(Part of a data file)
========================================
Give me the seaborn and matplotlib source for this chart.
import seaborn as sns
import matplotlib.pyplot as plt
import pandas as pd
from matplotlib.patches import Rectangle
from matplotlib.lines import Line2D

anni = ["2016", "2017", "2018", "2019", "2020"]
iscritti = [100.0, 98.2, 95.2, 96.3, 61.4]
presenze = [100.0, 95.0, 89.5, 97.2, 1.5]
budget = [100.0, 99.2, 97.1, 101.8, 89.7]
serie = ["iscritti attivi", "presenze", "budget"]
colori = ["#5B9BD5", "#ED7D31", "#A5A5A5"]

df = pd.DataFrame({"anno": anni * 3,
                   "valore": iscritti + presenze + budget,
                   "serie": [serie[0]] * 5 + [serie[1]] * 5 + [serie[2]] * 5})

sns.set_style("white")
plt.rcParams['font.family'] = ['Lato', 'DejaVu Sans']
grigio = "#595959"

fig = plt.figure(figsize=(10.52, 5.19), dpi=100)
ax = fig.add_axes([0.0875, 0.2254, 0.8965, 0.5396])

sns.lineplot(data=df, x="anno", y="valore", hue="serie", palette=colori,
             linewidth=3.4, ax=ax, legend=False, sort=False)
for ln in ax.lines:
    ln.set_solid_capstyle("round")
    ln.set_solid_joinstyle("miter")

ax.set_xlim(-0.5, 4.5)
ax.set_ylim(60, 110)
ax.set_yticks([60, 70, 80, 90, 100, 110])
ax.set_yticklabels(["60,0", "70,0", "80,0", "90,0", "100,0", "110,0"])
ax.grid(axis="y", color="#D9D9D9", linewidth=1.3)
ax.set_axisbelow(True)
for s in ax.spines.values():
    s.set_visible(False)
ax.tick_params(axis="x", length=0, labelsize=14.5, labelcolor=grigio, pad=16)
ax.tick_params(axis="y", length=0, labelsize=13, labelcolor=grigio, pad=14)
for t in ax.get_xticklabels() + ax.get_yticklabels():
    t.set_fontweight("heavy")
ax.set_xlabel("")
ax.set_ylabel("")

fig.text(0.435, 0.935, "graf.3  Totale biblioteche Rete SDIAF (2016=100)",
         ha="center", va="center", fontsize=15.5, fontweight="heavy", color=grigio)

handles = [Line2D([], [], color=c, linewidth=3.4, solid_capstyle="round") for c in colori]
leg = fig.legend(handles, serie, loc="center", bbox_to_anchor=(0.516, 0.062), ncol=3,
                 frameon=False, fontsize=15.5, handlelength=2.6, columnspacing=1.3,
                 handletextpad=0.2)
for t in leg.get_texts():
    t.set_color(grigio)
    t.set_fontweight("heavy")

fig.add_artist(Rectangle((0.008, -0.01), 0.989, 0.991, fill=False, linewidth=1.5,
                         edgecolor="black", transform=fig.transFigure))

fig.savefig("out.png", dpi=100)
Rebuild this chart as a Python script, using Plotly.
========================================
Task brief: Restate each of the entries above verbatim.

Answer below:
Give me the seaborn and matplotlib source for this chart.
import seaborn as sns
import matplotlib.pyplot as plt
import pandas as pd
from matplotlib.patches import Rectangle
from matplotlib.lines import Line2D

anni = ["2016", "2017", "2018", "2019", "2020"]
iscritti = [100.0, 98.2, 95.2, 96.3, 61.4]
presenze = [100.0, 95.0, 89.5, 97.2, 1.5]
budget = [100.0, 99.2, 97.1, 101.8, 89.7]
serie = ["iscritti attivi", "presenze", "budget"]
colori = ["#5B9BD5", "#ED7D31", "#A5A5A5"]

df = pd.DataFrame({"anno": anni * 3,
                   "valore": iscritti + presenze + budget,
                   "serie": [serie[0]] * 5 + [serie[1]] * 5 + [serie[2]] * 5})

sns.set_style("white")
plt.rcParams['font.family'] = ['Lato', 'DejaVu Sans']
grigio = "#595959"

fig = plt.figure(figsize=(10.52, 5.19), dpi=100)
ax = fig.add_axes([0.0875, 0.2254, 0.8965, 0.5396])

sns.lineplot(data=df, x="anno", y="valore", hue="serie", palette=colori,
             linewidth=3.4, ax=ax, legend=False, sort=False)
for ln in ax.lines:
    ln.set_solid_capstyle("round")
    ln.set_solid_joinstyle("miter")

ax.set_xlim(-0.5, 4.5)
ax.set_ylim(60, 110)
ax.set_yticks([60, 70, 80, 90, 100, 110])
ax.set_yticklabels(["60,0", "70,0", "80,0", "90,0", "100,0", "110,0"])
ax.grid(axis="y", color="#D9D9D9", linewidth=1.3)
ax.set_axisbelow(True)
for s in ax.spines.values():
    s.set_visible(False)
ax.tick_params(axis="x", length=0, labelsize=14.5, labelcolor=grigio, pad=16)
ax.tick_params(axis="y", length=0, labelsize=13, labelcolor=grigio, pad=14)
for t in ax.get_xticklabels() + ax.get_yticklabels():
    t.set_fontweight("heavy")
ax.set_xlabel("")
ax.set_ylabel("")

fig.text(0.435, 0.935, "graf.3  Totale biblioteche Rete SDIAF (2016=100)",
         ha="center", va="center", fontsize=15.5, fontweight="heavy", color=grigio)

handles = [Line2D([], [], color=c, linewidth=3.4, solid_capstyle="round") for c in colori]
leg = fig.legend(handles, serie, loc="center", bbox_to_anchor=(0.516, 0.062), ncol=3,
                 frameon=False, fontsize=15.5, handlelength=2.6, columnspacing=1.3,
                 handletextpad=0.2)
for t in leg.get_texts():
    t.set_color(grigio)
    t.set_fontweight("heavy")

fig.add_artist(Rectangle((0.008, -0.01), 0.989, 0.991, fill=False, linewidth=1.5,
                         edgecolor="black", transform=fig.transFigure))

fig.savefig("out.png", dpi=100)
Rebuild this chart as a Python script, using Plotly.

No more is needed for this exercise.